Repeat exactly the lines of the entries below from the one with "Recreate this image" through the one with "days = ['Zero", both ends included, and nothing else.

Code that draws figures
——

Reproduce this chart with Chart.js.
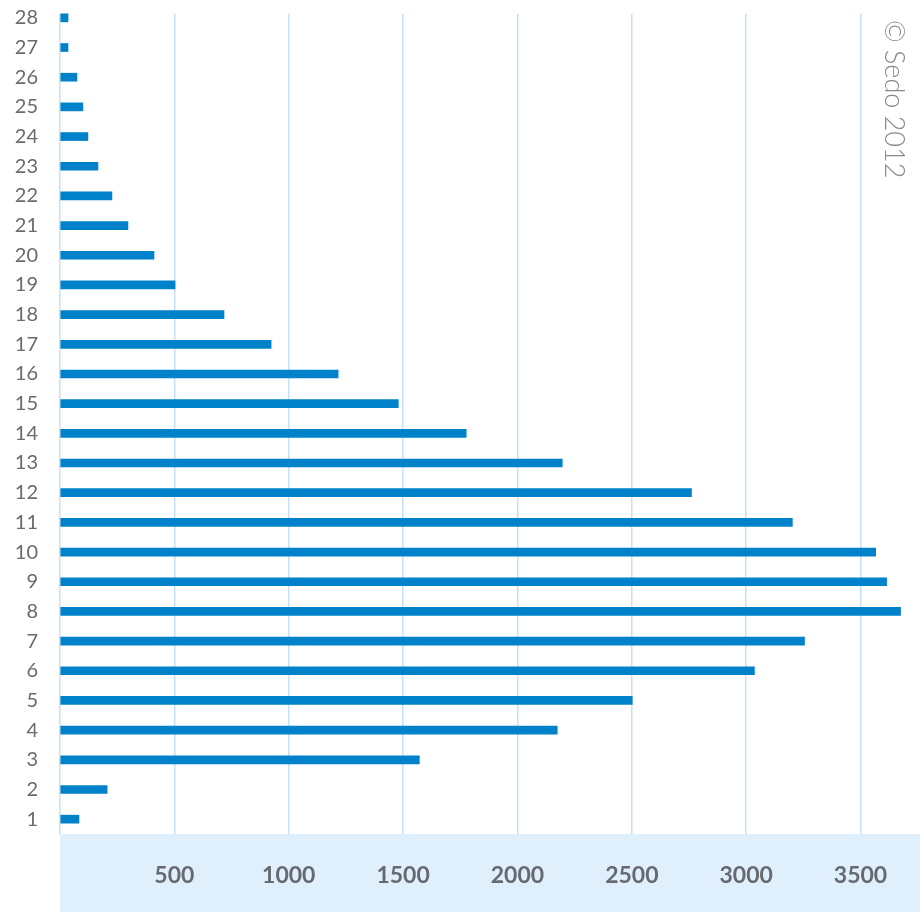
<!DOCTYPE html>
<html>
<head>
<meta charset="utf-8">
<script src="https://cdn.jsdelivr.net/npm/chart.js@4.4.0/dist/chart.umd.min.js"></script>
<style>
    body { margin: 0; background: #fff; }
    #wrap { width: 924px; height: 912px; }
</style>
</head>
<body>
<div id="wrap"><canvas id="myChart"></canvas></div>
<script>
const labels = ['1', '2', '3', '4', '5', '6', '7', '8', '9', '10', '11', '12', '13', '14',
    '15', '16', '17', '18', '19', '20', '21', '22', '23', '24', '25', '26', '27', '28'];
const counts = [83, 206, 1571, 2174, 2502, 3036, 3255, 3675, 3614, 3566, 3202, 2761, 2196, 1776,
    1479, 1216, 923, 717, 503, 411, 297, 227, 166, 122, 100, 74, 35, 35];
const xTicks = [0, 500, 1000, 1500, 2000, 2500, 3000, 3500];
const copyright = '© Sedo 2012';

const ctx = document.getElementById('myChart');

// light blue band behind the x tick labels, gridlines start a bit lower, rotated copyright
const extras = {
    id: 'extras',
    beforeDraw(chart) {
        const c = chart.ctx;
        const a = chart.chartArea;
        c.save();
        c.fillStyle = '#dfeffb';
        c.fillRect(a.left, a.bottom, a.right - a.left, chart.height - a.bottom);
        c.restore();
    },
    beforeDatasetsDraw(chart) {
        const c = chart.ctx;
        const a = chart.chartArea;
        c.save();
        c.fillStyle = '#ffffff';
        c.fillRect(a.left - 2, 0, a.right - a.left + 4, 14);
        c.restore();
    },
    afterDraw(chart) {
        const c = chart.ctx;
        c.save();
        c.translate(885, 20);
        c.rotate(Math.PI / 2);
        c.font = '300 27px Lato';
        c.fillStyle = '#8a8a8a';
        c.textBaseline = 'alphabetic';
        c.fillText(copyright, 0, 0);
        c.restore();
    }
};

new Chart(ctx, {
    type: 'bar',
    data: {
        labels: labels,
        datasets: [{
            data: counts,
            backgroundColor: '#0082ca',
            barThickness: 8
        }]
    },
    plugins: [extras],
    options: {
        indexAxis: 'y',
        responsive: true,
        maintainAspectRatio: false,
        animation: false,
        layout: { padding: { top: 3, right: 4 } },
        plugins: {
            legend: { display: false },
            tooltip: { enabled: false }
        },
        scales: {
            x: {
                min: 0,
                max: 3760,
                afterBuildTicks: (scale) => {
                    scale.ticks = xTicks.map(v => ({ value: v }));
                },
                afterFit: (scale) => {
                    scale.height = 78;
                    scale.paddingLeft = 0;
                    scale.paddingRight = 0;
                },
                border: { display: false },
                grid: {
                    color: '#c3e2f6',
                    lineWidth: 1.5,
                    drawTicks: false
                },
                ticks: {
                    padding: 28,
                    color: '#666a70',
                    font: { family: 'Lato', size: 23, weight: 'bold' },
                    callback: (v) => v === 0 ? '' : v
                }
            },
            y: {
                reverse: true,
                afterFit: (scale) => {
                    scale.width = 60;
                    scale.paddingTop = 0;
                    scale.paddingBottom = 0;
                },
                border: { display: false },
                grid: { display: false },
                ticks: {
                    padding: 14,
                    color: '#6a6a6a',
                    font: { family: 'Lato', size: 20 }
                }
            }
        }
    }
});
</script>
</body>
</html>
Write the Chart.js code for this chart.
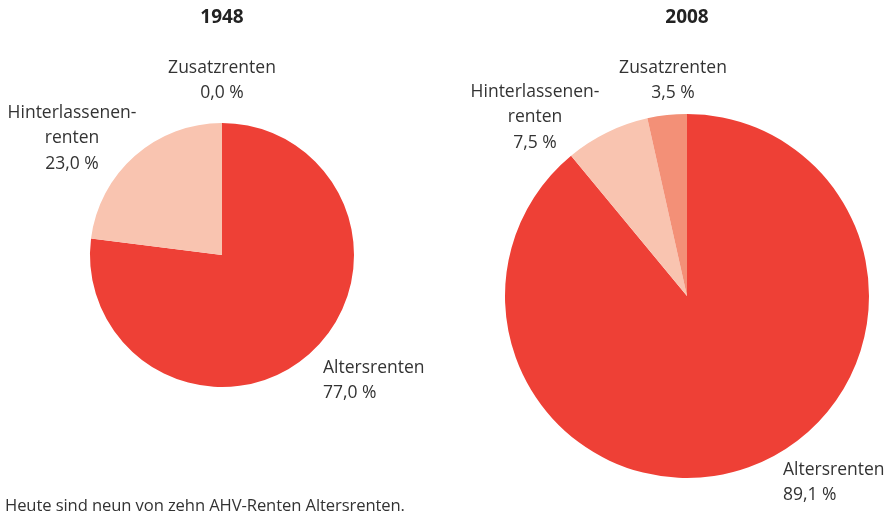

——

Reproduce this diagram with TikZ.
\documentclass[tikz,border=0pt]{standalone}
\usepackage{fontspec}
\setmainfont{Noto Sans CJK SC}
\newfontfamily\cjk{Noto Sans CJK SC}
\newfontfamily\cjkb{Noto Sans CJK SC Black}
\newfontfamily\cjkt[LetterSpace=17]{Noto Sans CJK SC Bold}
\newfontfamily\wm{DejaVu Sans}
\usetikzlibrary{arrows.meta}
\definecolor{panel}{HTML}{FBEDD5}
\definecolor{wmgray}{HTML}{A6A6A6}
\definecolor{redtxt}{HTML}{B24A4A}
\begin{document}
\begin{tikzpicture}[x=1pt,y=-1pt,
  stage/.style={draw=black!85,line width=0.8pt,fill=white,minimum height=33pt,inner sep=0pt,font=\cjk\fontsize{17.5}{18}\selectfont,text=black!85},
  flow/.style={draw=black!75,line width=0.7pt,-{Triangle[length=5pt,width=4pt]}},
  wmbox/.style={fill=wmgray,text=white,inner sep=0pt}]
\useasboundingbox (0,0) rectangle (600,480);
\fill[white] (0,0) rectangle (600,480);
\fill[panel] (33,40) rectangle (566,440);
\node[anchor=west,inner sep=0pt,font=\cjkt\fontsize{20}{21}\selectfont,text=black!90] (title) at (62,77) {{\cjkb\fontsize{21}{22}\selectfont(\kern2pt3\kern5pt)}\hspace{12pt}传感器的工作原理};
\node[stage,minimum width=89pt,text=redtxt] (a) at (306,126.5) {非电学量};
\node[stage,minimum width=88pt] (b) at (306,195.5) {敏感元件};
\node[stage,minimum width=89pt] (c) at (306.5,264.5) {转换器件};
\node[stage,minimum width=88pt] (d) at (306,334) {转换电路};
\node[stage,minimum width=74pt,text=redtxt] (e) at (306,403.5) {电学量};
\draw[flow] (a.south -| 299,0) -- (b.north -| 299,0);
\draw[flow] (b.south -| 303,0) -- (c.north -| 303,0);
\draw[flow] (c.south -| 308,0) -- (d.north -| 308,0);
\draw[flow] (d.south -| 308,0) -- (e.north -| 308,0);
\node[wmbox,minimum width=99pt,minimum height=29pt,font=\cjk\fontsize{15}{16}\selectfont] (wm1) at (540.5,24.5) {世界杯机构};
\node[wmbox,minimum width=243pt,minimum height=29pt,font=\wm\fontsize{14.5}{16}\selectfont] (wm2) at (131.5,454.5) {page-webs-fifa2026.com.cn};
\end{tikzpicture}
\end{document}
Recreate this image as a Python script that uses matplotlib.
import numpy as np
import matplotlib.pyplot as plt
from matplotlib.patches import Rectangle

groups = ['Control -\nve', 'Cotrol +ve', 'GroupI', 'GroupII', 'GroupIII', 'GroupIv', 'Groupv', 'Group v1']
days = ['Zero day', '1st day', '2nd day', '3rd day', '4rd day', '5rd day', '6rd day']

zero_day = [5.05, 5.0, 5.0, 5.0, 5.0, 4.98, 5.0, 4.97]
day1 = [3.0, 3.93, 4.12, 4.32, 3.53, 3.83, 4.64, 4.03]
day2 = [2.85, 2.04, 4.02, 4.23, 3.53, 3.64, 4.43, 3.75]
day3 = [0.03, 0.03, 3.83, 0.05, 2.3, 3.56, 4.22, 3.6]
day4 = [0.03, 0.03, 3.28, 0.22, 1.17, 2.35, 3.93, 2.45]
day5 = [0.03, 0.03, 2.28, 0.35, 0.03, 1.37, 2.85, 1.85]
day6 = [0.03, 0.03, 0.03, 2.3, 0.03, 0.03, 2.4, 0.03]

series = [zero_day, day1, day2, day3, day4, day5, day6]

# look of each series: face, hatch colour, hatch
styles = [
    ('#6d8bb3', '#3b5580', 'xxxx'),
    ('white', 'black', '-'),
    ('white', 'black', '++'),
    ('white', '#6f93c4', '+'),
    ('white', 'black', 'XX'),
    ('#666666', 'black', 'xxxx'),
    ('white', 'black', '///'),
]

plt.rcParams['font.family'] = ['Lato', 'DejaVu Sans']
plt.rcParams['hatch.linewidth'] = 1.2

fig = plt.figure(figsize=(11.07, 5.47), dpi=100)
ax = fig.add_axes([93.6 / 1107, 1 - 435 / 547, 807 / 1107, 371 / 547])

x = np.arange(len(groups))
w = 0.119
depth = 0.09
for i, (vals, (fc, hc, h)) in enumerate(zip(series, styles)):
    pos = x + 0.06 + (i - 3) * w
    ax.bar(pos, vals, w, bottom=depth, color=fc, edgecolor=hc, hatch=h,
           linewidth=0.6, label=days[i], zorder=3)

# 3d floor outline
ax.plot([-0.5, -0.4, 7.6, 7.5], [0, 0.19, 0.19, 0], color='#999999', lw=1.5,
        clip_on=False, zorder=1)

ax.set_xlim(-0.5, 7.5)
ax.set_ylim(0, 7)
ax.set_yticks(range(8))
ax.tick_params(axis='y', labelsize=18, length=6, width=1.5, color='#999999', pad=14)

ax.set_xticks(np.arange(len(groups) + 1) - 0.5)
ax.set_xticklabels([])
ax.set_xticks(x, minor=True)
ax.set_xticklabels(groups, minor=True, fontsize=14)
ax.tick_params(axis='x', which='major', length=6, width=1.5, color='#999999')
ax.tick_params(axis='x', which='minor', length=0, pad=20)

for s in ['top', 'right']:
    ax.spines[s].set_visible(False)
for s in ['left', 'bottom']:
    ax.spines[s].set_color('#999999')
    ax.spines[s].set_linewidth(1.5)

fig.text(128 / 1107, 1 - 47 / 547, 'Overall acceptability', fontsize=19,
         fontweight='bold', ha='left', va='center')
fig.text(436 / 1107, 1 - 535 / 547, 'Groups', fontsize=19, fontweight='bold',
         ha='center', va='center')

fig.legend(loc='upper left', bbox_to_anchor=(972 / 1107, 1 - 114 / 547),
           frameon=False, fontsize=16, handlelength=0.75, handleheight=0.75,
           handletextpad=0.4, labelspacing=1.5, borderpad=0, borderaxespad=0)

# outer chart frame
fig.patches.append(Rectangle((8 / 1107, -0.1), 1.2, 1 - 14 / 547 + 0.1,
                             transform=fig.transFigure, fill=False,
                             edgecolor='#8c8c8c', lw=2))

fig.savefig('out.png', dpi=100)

——

## RESPONSE TO THIS TASK:
Recreate this image as a Python script that uses matplotlib.
import numpy as np
import matplotlib.pyplot as plt
from matplotlib.patches import Rectangle

groups = ['Control -\nve', 'Cotrol +ve', 'GroupI', 'GroupII', 'GroupIII', 'GroupIv', 'Groupv', 'Group v1']
days = ['Zero day', '1st day', '2nd day', '3rd day', '4rd day', '5rd day', '6rd day']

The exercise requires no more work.